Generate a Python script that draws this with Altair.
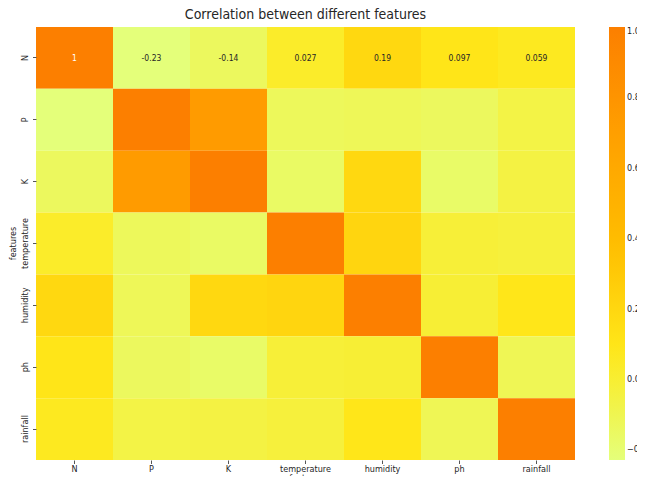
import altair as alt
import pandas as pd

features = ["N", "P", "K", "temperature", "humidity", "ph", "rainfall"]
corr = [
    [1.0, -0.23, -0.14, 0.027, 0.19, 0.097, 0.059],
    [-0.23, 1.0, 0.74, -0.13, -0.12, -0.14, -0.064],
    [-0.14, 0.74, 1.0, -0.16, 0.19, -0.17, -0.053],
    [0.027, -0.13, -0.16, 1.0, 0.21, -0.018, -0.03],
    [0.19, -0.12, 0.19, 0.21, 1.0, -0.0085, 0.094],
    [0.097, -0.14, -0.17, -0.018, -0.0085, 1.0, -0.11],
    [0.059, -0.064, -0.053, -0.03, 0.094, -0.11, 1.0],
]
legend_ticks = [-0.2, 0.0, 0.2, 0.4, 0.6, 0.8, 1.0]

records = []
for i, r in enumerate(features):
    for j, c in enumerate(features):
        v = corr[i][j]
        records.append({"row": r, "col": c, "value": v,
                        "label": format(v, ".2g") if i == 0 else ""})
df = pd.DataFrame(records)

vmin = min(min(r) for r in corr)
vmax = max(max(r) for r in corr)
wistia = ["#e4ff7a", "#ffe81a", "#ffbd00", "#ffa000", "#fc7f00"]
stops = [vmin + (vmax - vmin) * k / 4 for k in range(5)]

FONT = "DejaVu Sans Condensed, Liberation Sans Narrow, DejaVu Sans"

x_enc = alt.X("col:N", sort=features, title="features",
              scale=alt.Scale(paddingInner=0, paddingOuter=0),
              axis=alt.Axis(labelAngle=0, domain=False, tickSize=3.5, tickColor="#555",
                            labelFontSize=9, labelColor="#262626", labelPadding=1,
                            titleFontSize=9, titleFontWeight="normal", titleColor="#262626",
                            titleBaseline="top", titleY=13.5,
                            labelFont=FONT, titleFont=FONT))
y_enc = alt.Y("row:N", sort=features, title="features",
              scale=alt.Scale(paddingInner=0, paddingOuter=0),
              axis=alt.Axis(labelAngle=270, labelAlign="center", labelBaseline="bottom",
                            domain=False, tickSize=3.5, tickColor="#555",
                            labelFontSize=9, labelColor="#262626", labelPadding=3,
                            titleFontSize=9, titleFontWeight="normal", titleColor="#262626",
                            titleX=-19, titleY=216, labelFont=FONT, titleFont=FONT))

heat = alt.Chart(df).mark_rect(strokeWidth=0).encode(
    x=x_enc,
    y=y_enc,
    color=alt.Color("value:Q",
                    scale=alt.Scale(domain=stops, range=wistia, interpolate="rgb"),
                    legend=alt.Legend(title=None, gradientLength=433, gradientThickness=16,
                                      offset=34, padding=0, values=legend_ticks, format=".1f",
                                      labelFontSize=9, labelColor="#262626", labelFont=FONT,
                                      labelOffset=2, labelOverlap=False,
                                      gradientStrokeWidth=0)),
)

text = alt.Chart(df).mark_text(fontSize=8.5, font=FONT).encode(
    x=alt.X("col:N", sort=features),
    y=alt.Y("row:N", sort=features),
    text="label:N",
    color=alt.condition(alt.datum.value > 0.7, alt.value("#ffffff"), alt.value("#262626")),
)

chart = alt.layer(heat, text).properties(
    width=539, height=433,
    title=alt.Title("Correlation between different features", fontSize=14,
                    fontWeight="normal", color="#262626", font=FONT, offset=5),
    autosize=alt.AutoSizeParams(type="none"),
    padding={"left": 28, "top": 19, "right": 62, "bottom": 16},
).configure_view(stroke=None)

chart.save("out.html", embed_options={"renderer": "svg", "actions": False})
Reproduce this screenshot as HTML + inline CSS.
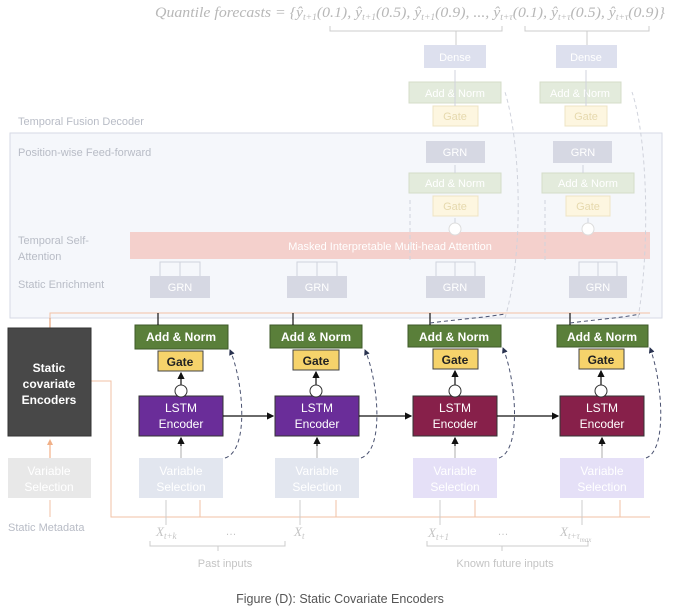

* * *

What is needed
All the lines above are to be given again exactly as they read, with the pictures removed.

Written solution
Generate a Python script that draws this with Altair.
import altair as alt
import pandas as pd

features = ["N", "P", "K", "temperature", "humidity", "ph", "rainfall"]
corr = [
    [1.0, -0.23, -0.14, 0.027, 0.19, 0.097, 0.059],
    [-0.23, 1.0, 0.74, -0.13, -0.12, -0.14, -0.064],
    [-0.14, 0.74, 1.0, -0.16, 0.19, -0.17, -0.053],
    [0.027, -0.13, -0.16, 1.0, 0.21, -0.018, -0.03],
    [0.19, -0.12, 0.19, 0.21, 1.0, -0.0085, 0.094],
    [0.097, -0.14, -0.17, -0.018, -0.0085, 1.0, -0.11],
    [0.059, -0.064, -0.053, -0.03, 0.094, -0.11, 1.0],
]
legend_ticks = [-0.2, 0.0, 0.2, 0.4, 0.6, 0.8, 1.0]

records = []
for i, r in enumerate(features):
    for j, c in enumerate(features):
        v = corr[i][j]
        records.append({"row": r, "col": c, "value": v,
                        "label": format(v, ".2g") if i == 0 else ""})
df = pd.DataFrame(records)

vmin = min(min(r) for r in corr)
vmax = max(max(r) for r in corr)
wistia = ["#e4ff7a", "#ffe81a", "#ffbd00", "#ffa000", "#fc7f00"]
stops = [vmin + (vmax - vmin) * k / 4 for k in range(5)]

FONT = "DejaVu Sans Condensed, Liberation Sans Narrow, DejaVu Sans"

x_enc = alt.X("col:N", sort=features, title="features",
              scale=alt.Scale(paddingInner=0, paddingOuter=0),
              axis=alt.Axis(labelAngle=0, domain=False, tickSize=3.5, tickColor="#555",
                            labelFontSize=9, labelColor="#262626", labelPadding=1,
                            titleFontSize=9, titleFontWeight="normal", titleColor="#262626",
                            titleBaseline="top", titleY=13.5,
                            labelFont=FONT, titleFont=FONT))
y_enc = alt.Y("row:N", sort=features, title="features",
              scale=alt.Scale(paddingInner=0, paddingOuter=0),
              axis=alt.Axis(labelAngle=270, labelAlign="center", labelBaseline="bottom",
                            domain=False, tickSize=3.5, tickColor="#555",
                            labelFontSize=9, labelColor="#262626", labelPadding=3,
                            titleFontSize=9, titleFontWeight="normal", titleColor="#262626",
                            titleX=-19, titleY=216, labelFont=FONT, titleFont=FONT))

heat = alt.Chart(df).mark_rect(strokeWidth=0).encode(
    x=x_enc,
    y=y_enc,
    color=alt.Color("value:Q",
                    scale=alt.Scale(domain=stops, range=wistia, interpolate="rgb"),
                    legend=alt.Legend(title=None, gradientLength=433, gradientThickness=16,
                                      offset=34, padding=0, values=legend_ticks, format=".1f",
                                      labelFontSize=9, labelColor="#262626", labelFont=FONT,
                                      labelOffset=2, labelOverlap=False,
                                      gradientStrokeWidth=0)),
)

text = alt.Chart(df).mark_text(fontSize=8.5, font=FONT).encode(
    x=alt.X("col:N", sort=features),
    y=alt.Y("row:N", sort=features),
    text="label:N",
    color=alt.condition(alt.datum.value > 0.7, alt.value("#ffffff"), alt.value("#262626")),
)

chart = alt.layer(heat, text).properties(
    width=539, height=433,
    title=alt.Title("Correlation between different features", fontSize=14,
                    fontWeight="normal", color="#262626", font=FONT, offset=5),
    autosize=alt.AutoSizeParams(type="none"),
    padding={"left": 28, "top": 19, "right": 62, "bottom": 16},
).configure_view(stroke=None)

chart.save("out.html", embed_options={"renderer": "svg", "actions": False})
Reproduce this screenshot as HTML + inline CSS.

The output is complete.